Tergeletak saja di pembaringan. Tubuh tak berdaya didera pneumonia. Kalau sebelumnya acap di tengah keramaian World’s Fair dan senantiasa berpeluang untuk bercengkerama dengan sesama orang Indonesia, kini lain ceritanya. Terasing sendirian di negeri orang dan sedang sakit serius pula.
Tanah Air yang ribuan kilometer jauhnya di seberang benua laksana memanggil-manggil. Dan, suara seruan untuk pulang itu bertambah keras saja seiring peranjakan hari.
“Menangis dan menangis dia kemudian. Itu diceritakannya ke aku,” kata Carmanita. Pendiri Yayasan Batik Indonesia ini kelahiran Bandung dan merupakan putri Raden Ayu Krisnani, anak ketiga Ibu Soed.
Sebagai orang kreatif Ibu Soed tak sudi takhluk-remuk diamuk rindu. Alat tulis digunakannya untuk menumpahkan perasaan. Bersiul dan bersiul dia di rumah sakit itu. Maka, lahirlah lagu ‘Tanah Airku’. Syairnya seperti berikut ini.

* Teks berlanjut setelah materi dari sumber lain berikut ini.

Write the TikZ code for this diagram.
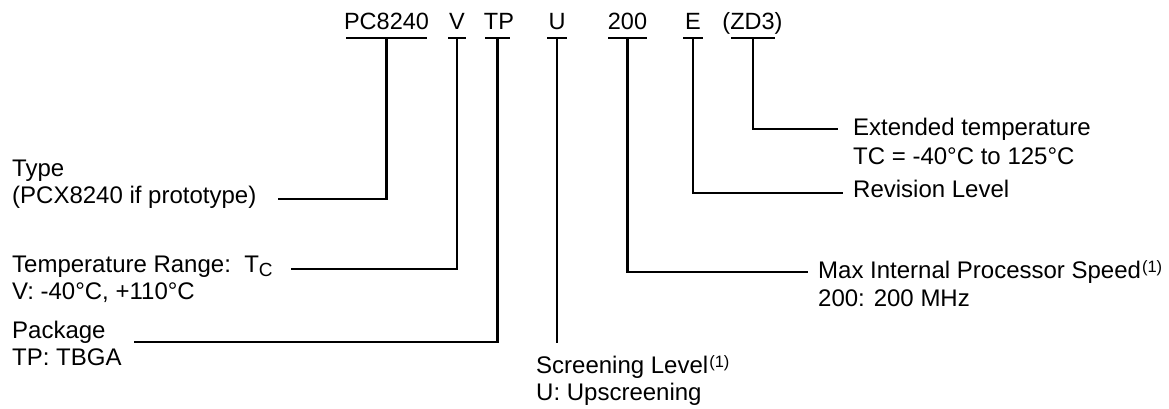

Tanah airku, tidak kulupakan,
Kan terkenang, selama hidupku
Biarpun saya pergi jauh,
Tidak kan hilang dari kalbu
Tanahku yang kucintai
Engkau, kuhargai.
Walaupun banyak negeri kujalani,
Yang mahsyur permai dikata orang,
Tetapi kampung dan rumahku,
Di sanalah ku rasa senang
Tanahku tak kulupakan,
Engkau kubanggakan.
Di buku Ketilang jilid 2—Ibu Soed (lagu) dan Ibu Florentine (aransemen); diterbitkan Gramedia tahun 1986—disebut karya ini diciptakan pada 1940. Yang mana gerangan yang benar?

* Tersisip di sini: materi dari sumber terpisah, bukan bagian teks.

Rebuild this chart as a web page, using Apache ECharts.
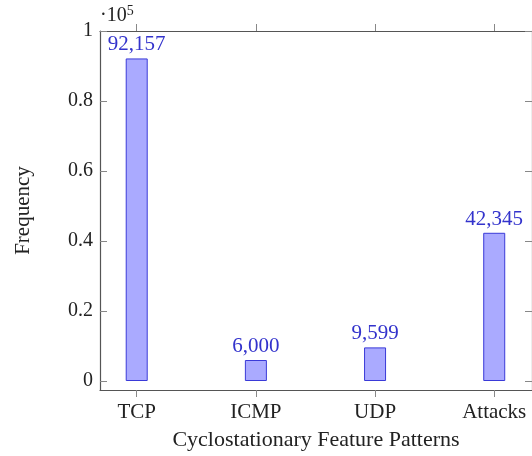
<!DOCTYPE html>
<html>
<head>
<meta charset="utf-8">
<script src="https://cdn.jsdelivr.net/npm/echarts@6/dist/echarts.min.js"></script>
<style>html,body{margin:0;padding:0;background:#fff}#c{width:532px;height:456px}</style>
</head>
<body>
<div id="c"></div>
<script>
const categories = ['TCP', 'ICMP', 'UDP', 'Attacks'];
const frequency = [92157, 6000, 9599, 42345];
const yTicks = [0, 20000, 40000, 60000, 80000, 100000];

const FONT = '"Liberation Serif", "DejaVu Serif", serif';
const AX = '#555';
const TK = '#888';
const chart = echarts.init(document.getElementById('c'), null, {renderer: 'canvas'});
const xIdx = categories.map((c, i) => i);
const data = frequency.map((v, i) => [i, v]);

chart.setOption({
  animation: false,
  grid: {left: 100, right: -3, top: 31, bottom: 66, show: false},
  xAxis: [{
    type: 'value', min: -0.308, max: 3.317,
    name: 'Cyclostationary Feature Patterns', nameLocation: 'middle', nameGap: 39,
    nameTextStyle: {fontFamily: FONT, fontSize: 22, color: '#222'},
    axisLine: {show: true, onZero: false, lineStyle: {color: AX, width: 1.2}},
    axisTick: {show: true, customValues: xIdx, length: 7, inside: false, lineStyle: {color: TK}},
    axisLabel: {customValues: xIdx, formatter: v => categories[Math.round(v)] || '', margin: 12,
      fontFamily: FONT, fontSize: 21, color: '#222'},
    splitLine: {show: false}
  }, {
    type: 'value', min: -0.308, max: 3.317, position: 'top',
    axisLine: {show: true, onZero: false, lineStyle: {color: AX, width: 1.2}},
    axisTick: {show: true, customValues: xIdx, length: 7, inside: false, lineStyle: {color: TK}},
    axisLabel: {show: false},
    splitLine: {show: false}
  }],
  yAxis: [{
    type: 'value', min: -2571, max: 100000,
    name: 'Frequency', nameLocation: 'middle', nameGap: 66, nameRotate: 90,
    nameTextStyle: {fontFamily: FONT, fontSize: 21, color: '#222'},
    axisLine: {show: true, onZero: false, lineStyle: {color: AX, width: 1.2}},
    axisTick: {show: true, customValues: yTicks, length: 7, inside: true, lineStyle: {color: TK}},
    axisLabel: {customValues: yTicks, formatter: v => String(Math.round(v / 1e4) / 10), margin: 7,
      fontFamily: FONT, fontSize: 20, color: '#222'},
    splitLine: {show: false}
  }, {
    type: 'value', min: -2571, max: 100000, position: 'right',
    axisLine: {show: true, onZero: false, lineStyle: {color: AX, width: 1.2}},
    axisTick: {show: true, customValues: yTicks, length: 7, inside: true, lineStyle: {color: TK}},
    axisLabel: {show: false},
    splitLine: {show: false}
  }],
  series: [{
    type: 'bar', data: data, barWidth: 22,
    itemStyle: {color: '#aaaaff', borderColor: '#3a3ad8', borderWidth: 1},
    label: {show: true, position: 'top', distance: 3, fontFamily: FONT, fontSize: 21, color: '#3333cc',
      formatter: p => p.value[1].toLocaleString('en-US')}
  }],
  graphic: [{
    type: 'text', left: 100, top: 4,
    style: {text: '·10{s|5}', fontFamily: FONT, fontSize: 20, fill: '#222',
      rich: {s: {fontSize: 14, verticalAlign: 'top', fontFamily: FONT, fill: '#222', padding: [0,0,9,0]}}}
  }]
});
</script>
</body>
</html>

“Malah ada orang yang bilang lagu itu diciptakan Ibu Soed tahun 1920-an. Ngarang! Bohong! Eyang putri sendiri yang bercerita ke aku bagaimana proses penciptaannya di New York,” lanjut Carmanita yang lama hidup serumah dengan sang nenek.
Memang, di tahun 1940-an pun Ibu Soed belum pernah bepergian ke banyak negeri di luar Indonesia; apalagi di tahun 1920-an. Sementara lagu-lagu ciptaannya merupakan realitas yang dialaminya sendiri dan dituangkannya kemudian menjadi nyanyian. Artinya, pernyataan Carmanita tadi berdasar juga.